- **PROBLEM DESCRIPTION**: Give again only the lines running from the one with "Write a component" through the one with "b) => a.t - b.t);", inclusive. Omit every picture.

- **RECORDED INFORMATION**:
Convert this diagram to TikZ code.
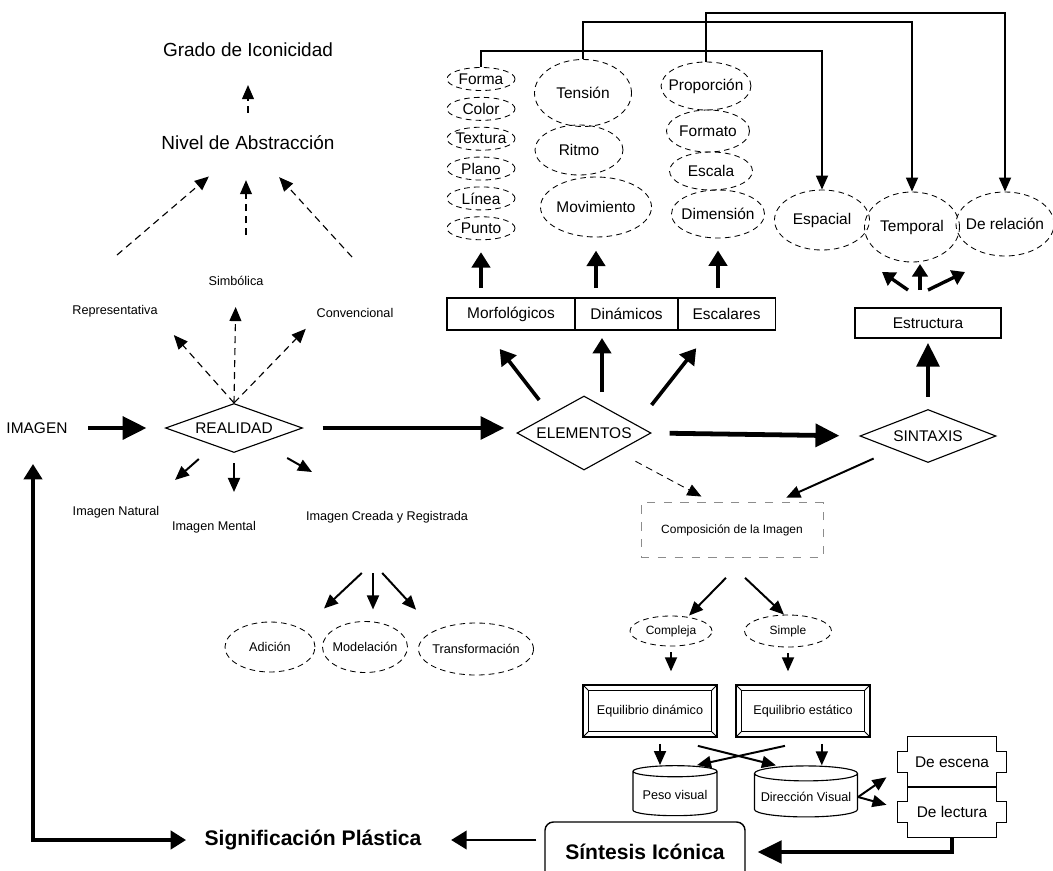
\documentclass[tikz,border=0pt]{standalone}
\usepackage{fontspec}
\setmainfont{Liberation Sans}
\usepackage{tikz}
\usetikzlibrary{arrows.meta, positioning, shapes.geometric}

\newcommand{\notchframe}[1]{%
	\draw[line width=1pt] ([xshift=2.5mm]#1.north west) -- ([xshift=-2.5mm]#1.north east)
		-- ++(0,-3.75mm) -- ++(2.5mm,0) -- ([yshift=3.75mm]#1.south east) -- ++(-2.5mm,0)
		-- ([xshift=-2.5mm]#1.south east) -- ([xshift=2.5mm]#1.south west) -- ++(0,3.75mm)
		-- ++(-2.5mm,0) -- ([yshift=-3.75mm]#1.north west) -- ++(2.5mm,0) -- cycle;}

\begin{document}
\begin{tikzpicture}[
		x=0.025cm, y=-0.025cm,
		lblSmall/.style={inner sep=1pt, font=\fontsize{9}{11}\selectfont},
		lblMid/.style={inner sep=1pt, font=\fontsize{11}{13}\selectfont},
		lblBig/.style={inner sep=1pt, font=\fontsize{13.5}{16}\selectfont},
		lblBold/.style={inner sep=1pt, font=\fontsize{15}{18}\selectfont\bfseries},
		dashEll/.style={ellipse, draw, line width=0.6pt, dash pattern=on 4pt off 3pt,
			inner xsep=-4pt, inner ysep=0pt, font=\fontsize{11}{13}\selectfont},
		colEll/.style={dashEll, minimum width=1.7cm, minimum height=0.575cm},
		smallEll/.style={dashEll, font=\fontsize{9}{11}\selectfont},
		diam/.style={diamond, draw, line width=0.8pt, inner sep=0pt, font=\fontsize{11}{13}\selectfont},
		rowBox/.style={rectangle, draw, line width=0.8pt, outer sep=0pt, minimum height=0.8cm,
			font=\fontsize{11}{13}\selectfont},
		bevelBox/.style={rectangle, draw, line width=1.2pt, minimum width=3.35cm, minimum height=1.3cm,
			font=\fontsize{9}{11}\selectfont,
			path picture={
				\draw[line width=0.8pt] ([shift={(0.13cm,-0.13cm)}]path picture bounding box.north west)
					rectangle ([shift={(-0.13cm,0.13cm)}]path picture bounding box.south east);
				\draw[line width=0.6pt] (path picture bounding box.north west) -- ++(0.13cm,-0.13cm)
					(path picture bounding box.north east) -- ++(-0.13cm,-0.13cm)
					(path picture bounding box.south west) -- ++(0.13cm,0.13cm)
					(path picture bounding box.south east) -- ++(-0.13cm,0.13cm);
			}},
		drum/.style={cylinder, shape border rotate=90, draw, line width=0.8pt, aspect=0.15,
			font=\fontsize{9}{11}\selectfont},
		notchBox/.style={rectangle, minimum width=2.7cm, minimum height=1.25cm, font=\fontsize{11}{13}\selectfont},
		heavyArrow/.style={line width=3.4pt, -{Triangle[length=17pt, width=16pt]}},
		boldArrow/.style={line width=2.6pt, -{Triangle[length=11pt, width=13pt]}},
		thinArrow/.style={line width=1.4pt, -{Triangle[length=10pt, width=8.5pt]}},
		dashArrow/.style={line width=0.8pt, dash pattern=on 5pt off 3.5pt, -{Triangle[length=10pt, width=8.5pt]}}
		]
		
		\useasboundingbox (0,0) rectangle (1053,870);
		
		\node[lblBig] (grado) at (248,50) {Grado de Iconicidad};
		\node[lblBig] (niv) at (248,143) {Nivel de Abstracción};
		\node[lblSmall] (simb) at (236,281) {Simbólica};
		\node[lblSmall] (rep) at (115,311) {Representativa};
		\node[lblSmall] (conv) at (355,313) {Convencional};
		
		\node[lblMid] (img) at (37,428) {IMAGEN};
		\node[diam, aspect=2.8, minimum width=3.425cm, minimum height=1.225cm] (real) at (234,428) {REALIDAD};
		\node[diam, aspect=1.8, minimum width=3.35cm, minimum height=1.85cm] (ele) at (584,433) {ELEMENTOS};
		\node[diam, aspect=2.57, minimum width=3.4cm, minimum height=1.325cm] (sin) at (928,436) {SINTAXIS};
		
		\node[lblSmall] (nat) at (116,512) {Imagen Natural};
		\node[lblSmall] (ment) at (214,527) {Imagen Mental};
		\node[lblSmall] (icr) at (387,517) {Imagen Creada y Registrada};
		
		\node[smallEll, minimum width=2.25cm, minimum height=1.25cm] (adi) at (270,647) {Adición};
		\node[smallEll, minimum width=2.125cm, minimum height=1.275cm] (mod) at (365,647) {Modelación};
		\node[smallEll, minimum width=2.875cm, minimum height=1.3cm] (tra) at (476,649) {Transformación};
		
		\node[rowBox, minimum width=3.2cm] (morf) at (511,314) {Morfológicos};
		\node[rowBox, minimum width=2.575cm, right=0pt of morf] (din) {Dinámicos};
		\node[rowBox, minimum width=2.425cm, right=0pt of din] (escBox) {Escalares};
		
		\node[colEll] (forma) at (481,79) {Forma};
		\node[colEll, below=0.15cm of forma] (color) {Color};
		\node[colEll, below=0.15cm of color] (textura) {Textura};
		\node[colEll, below=0.15cm of textura] (plano) {Plano};
		\node[colEll, below=0.15cm of plano] (linea) {Línea};
		\node[colEll, below=0.15cm of linea] (punto) {Punto};
		
		\node[dashEll, minimum width=2.425cm, minimum height=1.675cm] (tens) at (583,93) {Tensión};
		\node[dashEll, minimum width=2.2cm, minimum height=1.25cm] (ritmo) at (579,150) {Ritmo};
		\node[dashEll, minimum width=2.775cm, minimum height=1.5cm] (mov) at (596,207) {Movimiento};
		
		\node[dashEll, minimum width=2.2cm, minimum height=1.2cm] (prop) at (706,86) {Proporción};
		\node[dashEll, minimum width=2.075cm, minimum height=1.05cm] (formato) at (708,131) {Formato};
		\node[dashEll, minimum width=2.075cm, minimum height=0.95cm] (escala) at (711,171) {Escala};
		\node[dashEll, minimum width=2.325cm, minimum height=1.2cm] (dim) at (718,214) {Dimensión};
		
		\node[dashEll, minimum width=2.375cm, minimum height=1.5cm] (esp) at (822,220) {Espacial};
		\node[dashEll, minimum width=2.375cm, minimum height=1.75cm] (temp) at (912,227) {Temporal};
		\node[dashEll, minimum width=2.45cm, minimum height=1.6cm] (rel) at (1005,224) {De relación};
		
		\node[rowBox, minimum width=3.65cm, minimum height=0.75cm] (est) at (928,323) {Estructura};
		
		\node[lblSmall, draw=black!45, dash pattern=on 6pt off 6pt, minimum width=4.55cm, minimum height=1.375cm,
			font=\fontsize{8.5}{10}\selectfont] (comp) at (732,530) {Composición de la Imagen};
		\node[smallEll, minimum width=2.05cm, minimum height=0.75cm, font=\fontsize{8.5}{10}\selectfont] (compl) at (671,631) {Compleja};
		\node[smallEll, minimum width=2.175cm, minimum height=0.8cm, font=\fontsize{8.5}{10}\selectfont] (simp) at (788,631) {Simple};
		
		\node[bevelBox] (eqd) at (650,711) {Equilibrio dinámico};
		\node[bevelBox] (eqe) at (803,711) {Equilibrio estático};
		
		\node[drum, minimum width=2.1cm, minimum height=1.25cm] (peso) at (675,795) {Peso visual};
		\node[drum, minimum width=2.575cm, minimum height=1.275cm] (dir) at (806,797) {Dirección Visual};
		
		\node[notchBox] (escena) at (952,762) {De escena};
		\node[notchBox] (lectura) at (952,812) {De lectura};
		\notchframe{escena}
		\notchframe{lectura}
		
		\node[lblBold, draw, rounded corners=6pt, line width=1pt, minimum width=5cm, minimum height=1.5cm] (sint) at (645,852) {Síntesis Icónica};
		\node[lblBold] (sig) at (313,840) {Significación Plástica};
		
		\coordinate (repUp) at (117,255);
		\coordinate (simUp) at (246,235);
		\coordinate (conUp) at (352,257);
		\draw [dashArrow, shorten <=0.54cm, shorten >=0.66cm] (niv) -- (grado);
		\draw [dashArrow, shorten >=0.95cm] (repUp) -- (niv);
		\draw [dashArrow, shorten >=0.71cm] (simUp) -- (simUp |- niv.south);
		\draw [dashArrow, shorten >=0.86cm] (conUp) -- (niv);
		\draw [dashArrow, shorten >=0.55cm] (real.north) -- (rep.south east);
		\draw [dashArrow, shorten >=0.49cm] (real.north) -- (simb.south);
		\draw [dashArrow, shorten >=0.33cm] (real.north) -- (conv.south west);
		
		\draw [heavyArrow, shorten <=0.48cm, shorten >=0.46cm] (img) -- (real);
		\draw [heavyArrow, shorten <=0.49cm, shorten >=0.3cm] (real.east) -- (real.east -| ele.west);
		\draw [heavyArrow, shorten <=0.45cm, shorten >=0.5cm] (ele.east) -- (sin.west);
		\draw [heavyArrow, shorten <=0.3cm, shorten >=0.12cm] (sin.north) -- (est.south);
		
		\coordinate (natTip) at (175,480);
		\coordinate (mentTip) at (234,492);
		\coordinate (icrTip) at (312,472);
		\draw [thinArrow, shorten <=0.5cm] (real) -- (natTip);
		\draw [thinArrow, shorten <=0.26cm] (real) -- (mentTip);
		\draw [thinArrow, shorten <=0.75cm] (real) -- (icrTip);
		
		\coordinate (icrFan) at (373,573);
		\draw [thinArrow, shorten >=0.75cm] ([xshift=-0.28cm]icrFan) -- (adi.north east);
		\draw [thinArrow, shorten >=0.29cm] (icrFan) -- (icrFan |- mod.north);
		\draw [thinArrow, shorten >=0.7cm] ([xshift=0.23cm]icrFan) -- (tra.north west);
		
		\draw [boldArrow, shorten <=0.45cm, shorten >=0.6cm] (ele.north west) -- ([xshift=-0.65cm]morf.south);
		\draw [boldArrow, shorten <=0.08cm, shorten >=0.2cm] ([xshift=0.45cm]ele.north) -- ([xshift=0.45cm]ele.north |- din.south);
		\draw [boldArrow, shorten >=0.58cm] ([yshift=0.7cm]ele.east) -- ([xshift=-0.4cm]escBox.south);
		
		\draw [boldArrow, shorten <=0.25cm, shorten >=0.3cm] (morf.north -| punto.south) -- (punto.south);
		\draw [boldArrow, shorten <=0.25cm, shorten >=0.33cm] (din.north -| mov.south) -- (mov.south);
		\draw [boldArrow, shorten <=0.25cm, shorten >=0.3cm] (escBox.north -| dim.south) -- (dim.south);
		
		\draw [thinArrow] (forma.north) -- ++(0,-16) -| (esp.north);
		\draw [thinArrow] (tens.north) -- ++(0,-37) -| (temp.north);
		\draw [thinArrow] (prop.north) -- ++(0,-49) -| (rel.north);
		
		\coordinate (espUp) at (882,272);
		\coordinate (tempUp) at (920,264);
		\coordinate (relUp) at (965,272);
		\draw [line width=2.4pt, -{Triangle[length=9pt, width=11pt]}] ([shift={(-20,-18)}]est.north) -- (espUp);
		\draw [line width=2.4pt, -{Triangle[length=9pt, width=11pt]}] ([shift={(-8,-18)}]est.north) -- (tempUp);
		\draw [line width=2.4pt, -{Triangle[length=9pt, width=11pt]}] ([shift={(0,-18)}]est.north) -- (relUp);
		
		\draw [dashArrow, line width=0.6pt, shorten <=0.5cm, shorten >=0.3cm] (ele.south east) -- ([xshift=-0.5cm]comp.north);
		\draw [thinArrow, shorten <=0.55cm, shorten >=0.28cm] (sin.south west) -- ([xshift=1.1cm]comp.north);
		
		\draw [thinArrow] ([shift={(-6,20)}]comp.south) -- ([xshift=0.45cm]compl.north);
		\draw [thinArrow] ([shift={(13,20)}]comp.south) -- ([xshift=-0.1cm]simp.north);
		\draw [thinArrow, shorten <=0.15cm, shorten >=0.32cm] (compl.south) -- (compl.south |- eqd.north);
		\draw [thinArrow, shorten <=0.15cm, shorten >=0.32cm] (simp.south) -- (simp.south |- eqe.north);
		
		\draw [thinArrow, shorten <=0.15cm] ([xshift=0.25cm]eqd.south) -- ([xshift=0.25cm]eqd.south |- peso.north);
		\draw [thinArrow, shorten <=0.15cm] ([xshift=0.47cm]eqe.south) -- ([xshift=0.47cm]eqe.south |- dir.north);
		\draw [thinArrow] ([xshift=-0.5cm, yshift=-0.2cm]eqd.south east) -- ([xshift=-0.75cm]dir.north);
		\draw [thinArrow] ([xshift=-0.45cm, yshift=-0.2cm]eqe.south) -- ([xshift=0.55cm]peso.north);
		
		\draw [thinArrow] (dir.east) -- ([xshift=-0.28cm, yshift=0.25cm]escena.south west);
		\draw [thinArrow] (dir.east) -- ([xshift=-0.28cm, yshift=0.18cm]lectura.west);
		
		\draw [heavyArrow, line width=2.6pt, shorten >=0.3cm] (lectura.south) |- (sint.east);
		\draw [boldArrow, line width=2pt, shorten <=0.2cm, shorten >=0.7cm] (sint.west |- sig.east) -- (sig.east);
		\draw [boldArrow, {Triangle[length=11pt, width=13pt]}-{Triangle[length=11pt, width=13pt]},
			shorten <=0.72cm, shorten >=0.42cm] ([xshift=-0.1cm]img.south) |- (sig.west);
	\end{tikzpicture}
\end{document}
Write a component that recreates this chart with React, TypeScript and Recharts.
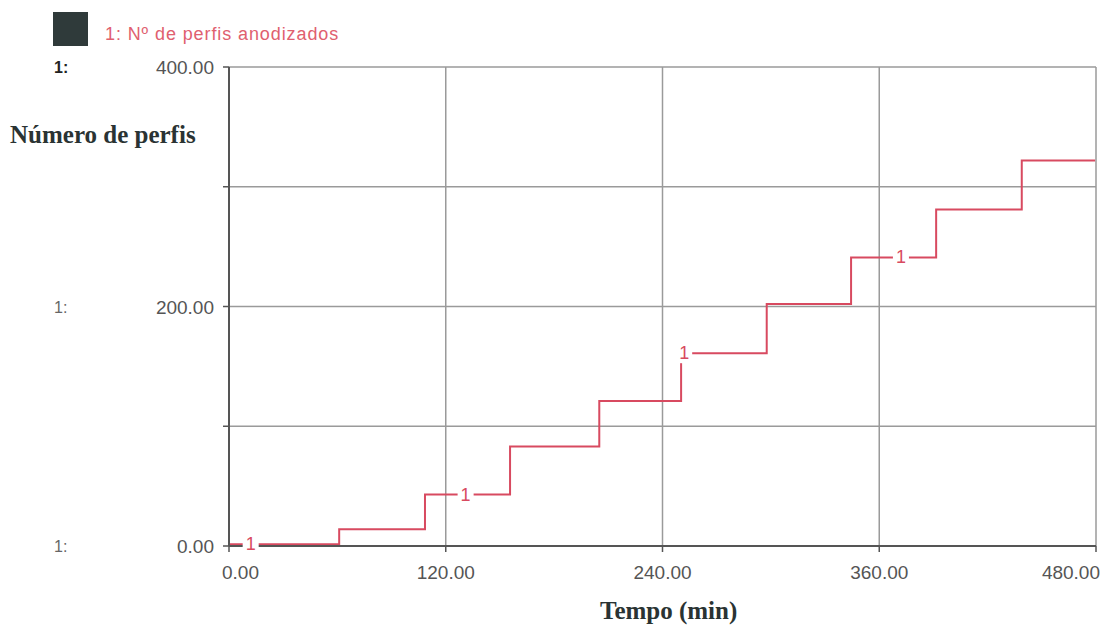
import React from 'react';
import { LineChart, Line, XAxis, YAxis, CartesianGrid } from 'recharts';

const STEP_TIMES = [0, 61, 108.5, 155.6, 205, 250.3, 297.7, 344.4, 391.5, 438.9, 479.5];
const STEP_LEVELS = [1.5, 14, 43, 83, 121, 161, 202, 241, 281, 322, 322];
const LABEL_TIMES = [12, 131, 252, 372];
const X_TICKS = [0, 120, 240, 360, 480];
const Y_TICKS = [0, 100, 200, 300, 400];
const Y_LABELED = [0, 200, 400];
const SERIES_NAME = '1: Nº de perfis anodizados';
const Y_TITLE = 'Número de perfis';
const X_TITLE = 'Tempo (min)';

const RED = '#d84a60';

function levelAt(t: number): number {
  let idx = 0;
  for (let i = 0; i < STEP_TIMES.length; i++) {
    if (STEP_TIMES[i] <= t) idx = i;
  }
  return STEP_LEVELS[idx];
}

const data = [
  ...STEP_TIMES.map((t, i) => ({ t, v: STEP_LEVELS[i], mark: false })),
  ...LABEL_TIMES.map((t) => ({ t, v: levelAt(t), mark: true })),
].sort((a, b) => a.t - b.t);

const MarkDot = (props: any) => {
  const { cx, cy, payload } = props;
  if (!payload || !payload.mark) return <g />;
  return (
    <g>
      <rect x={cx - 8} y={cy - 10} width={16} height={20} fill="#ffffff" />
      <text
        x={cx}
        y={cy + 6}
        textAnchor="middle"
        fontFamily="Liberation Sans, Arial, sans-serif"
        fontSize={18}
        fill={RED}
      >
        1
      </text>
    </g>
  );
};

const YTick = (props: any) => {
  const { y, payload } = props;
  if (!Y_LABELED.includes(payload.value)) return <g />;
  const top = payload.value === 400;
  return (
    <g>
      <text
        x={54}
        y={y + 6}
        fontFamily="Liberation Sans, Arial, sans-serif"
        fontSize={16}
        fontWeight={top ? 'bold' : 'normal'}
        fill={top ? '#222' : '#666'}
      >
        1:
      </text>
      <text
        x={214}
        y={y + 7}
        textAnchor="end"
        fontFamily="Liberation Sans, Arial, sans-serif"
        fontSize={19}
        fill="#555"
      >
        {payload.value.toFixed(2)}
      </text>
    </g>
  );
};

const XTick = (props: any) => {
  const { x, y, payload } = props;
  const v = payload.value;
  let anchor: 'start' | 'middle' | 'end' = 'middle';
  let dx = 0;
  if (v === 0) {
    anchor = 'start';
    dx = -7;
  } else if (v === 480) {
    anchor = 'end';
    dx = 6;
  }
  return (
    <text
      x={x + dx}
      y={y + 25}
      textAnchor={anchor}
      fontFamily="Liberation Sans, Arial, sans-serif"
      fontSize={19}
      fill="#555"
    >
      {v.toFixed(2)}
    </text>
  );
};

export default function App() {
  return (
    <div
      style={{
        position: 'absolute',
        left: 0,
        top: 0,
        width: 1106,
        height: 626,
        background: '#ffffff',
        overflow: 'hidden',
      }}
    >
      <div
        style={{
          position: 'absolute',
          left: 53,
          top: 12,
          width: 35,
          height: 34,
          background: '#2f3a3a',
        }}
      />
      <div
        style={{
          position: 'absolute',
          left: 105,
          top: 24,
          fontFamily: 'Liberation Sans, Arial, sans-serif',
          fontSize: 18,
          letterSpacing: 0.9,
          color: '#e0606f',
          whiteSpace: 'nowrap',
        }}
      >
        {SERIES_NAME}
      </div>
      <div
        style={{
          position: 'absolute',
          left: 10,
          top: 121,
          fontFamily: 'Liberation Serif, Times New Roman, serif',
          fontSize: 25,
          fontWeight: 'bold',
          color: '#2a3333',
          whiteSpace: 'nowrap',
        }}
      >
        {Y_TITLE}
      </div>
      <div
        style={{
          position: 'absolute',
          left: 600,
          top: 597,
          fontFamily: 'Liberation Serif, Times New Roman, serif',
          fontSize: 25,
          fontWeight: 'bold',
          color: '#2a3333',
          whiteSpace: 'nowrap',
        }}
      >
        {X_TITLE}
      </div>
      <div style={{ position: 'absolute', left: 0, top: 0 }}>
        <LineChart
          width={1106}
          height={626}
          data={data}
          margin={{ top: 67, right: 10, bottom: 40, left: 0 }}
        >
          <CartesianGrid stroke="#9a9a9a" strokeWidth={1.5} />
          <XAxis
            type="number"
            dataKey="t"
            domain={[0, 480]}
            ticks={X_TICKS}
            allowDataOverflow
            height={40}
            axisLine={{ stroke: '#555', strokeWidth: 2 }}
            tickLine={{ stroke: '#555', strokeWidth: 1.5 }}
            tickSize={6}
            tick={<XTick />}
          />
          <YAxis
            type="number"
            domain={[0, 400]}
            ticks={Y_TICKS}
            width={229}
            axisLine={{ stroke: '#555', strokeWidth: 2 }}
            tickLine={{ stroke: '#555', strokeWidth: 1.5 }}
            tickSize={6}
            tick={<YTick />}
          />
          <Line
            type="stepAfter"
            dataKey="v"
            stroke={RED}
            strokeWidth={2}
            dot={<MarkDot />}
            activeDot={false}
            isAnimationActive={false}
          />
        </LineChart>
      </div>
    </div>
  );
}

- **WRITTEN ANSWER**:
Write a component that recreates this chart with React, TypeScript and Recharts.
import React from 'react';
import { LineChart, Line, XAxis, YAxis, CartesianGrid } from 'recharts';

const STEP_TIMES = [0, 61, 108.5, 155.6, 205, 250.3, 297.7, 344.4, 391.5, 438.9, 479.5];
const STEP_LEVELS = [1.5, 14, 43, 83, 121, 161, 202, 241, 281, 322, 322];
const LABEL_TIMES = [12, 131, 252, 372];
const X_TICKS = [0, 120, 240, 360, 480];
const Y_TICKS = [0, 100, 200, 300, 400];
const Y_LABELED = [0, 200, 400];
const SERIES_NAME = '1: Nº de perfis anodizados';
const Y_TITLE = 'Número de perfis';
const X_TITLE = 'Tempo (min)';

const RED = '#d84a60';

function levelAt(t: number): number {
  let idx = 0;
  for (let i = 0; i < STEP_TIMES.length; i++) {
    if (STEP_TIMES[i] <= t) idx = i;
  }
  return STEP_LEVELS[idx];
}

const data = [
  ...STEP_TIMES.map((t, i) => ({ t, v: STEP_LEVELS[i], mark: false })),
  ...LABEL_TIMES.map((t) => ({ t, v: levelAt(t), mark: true })),
].sort((a, b) => a.t - b.t);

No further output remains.